One such protection technique is known as pre-configured protection cycles or p-cycle protection. In p-cycle protection, the spare capacity for span protection is organized in cycles and shared among on-cycle links and straddling links of the cycle. In this way, a redundancy lower than 50% for protection is achievable, while still retaining the speed associated with the use of rings.
Thus, p-cycle protection or restoration has been proposed in mesh networks for achieving ring-like restoration speed with mesh-like capacity efficiency. Ring-speed arises because only two nodes perform any real-time actions for each restored signal unit, and such actions are fully predetermined before failure and are triggered by each node detecting the failure autonomously. The surprising capacity efficiency is the less obvious property but it is ultimately attributable to the aspect of protecting straddling link failures as well as on-cycle failures. This seemingly small difference between a ring and a p-cycle actually leads to major differences in protection capacity requirements.
While the p-cycle scheme promises ring-like restoration speed at mesh-like capacity efficiency, there are many aspects of the p-cycle scheme from a carrier class deployment perspective that have not received much attention so far. These, if not properly addressed, could become a stumbling block for any future deployment of p-cycle restoration in carrier networks.
First, p-cycles assume single link failure. Node failures and multiple link failures can occur in a real network. In the presence of these failures, p-cycle restoration suffers from the same misconnection problem that is solved in a Multiplex Section Protection Ring/Bi-directional Line Switched Ring (or MS-SPRING/BLSR) architecture through squelching. This requires a signaling protocol after failure, which may impact the restoration latency.

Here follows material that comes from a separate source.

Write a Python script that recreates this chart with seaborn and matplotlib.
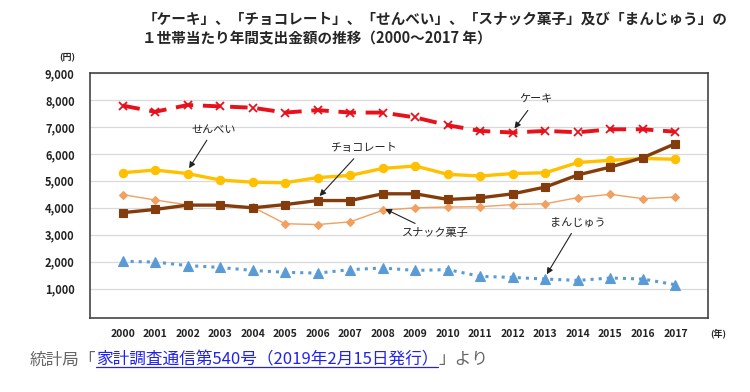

Second, p-cycles do not protect against node failures. Node-encircling p-cycles have been proposed to handle this problem. Node-encircling p-cycles may require a higher degree of meshing and additional backup capacity and therefore also reduce capacity savings.
Third, implementing p-cycles in a dynamic setting, where p-cycles are setup as the demand arrives, has to guarantee that contiguous concatenation requirements associated with a Synchronous Optical Network (SONET) architecture or a Synchronous Digital Hierarchy (SDH) architecture are satisfied. This leads to fragmentation and bandwidth constraints around the cycle and again may limit the capacity savings.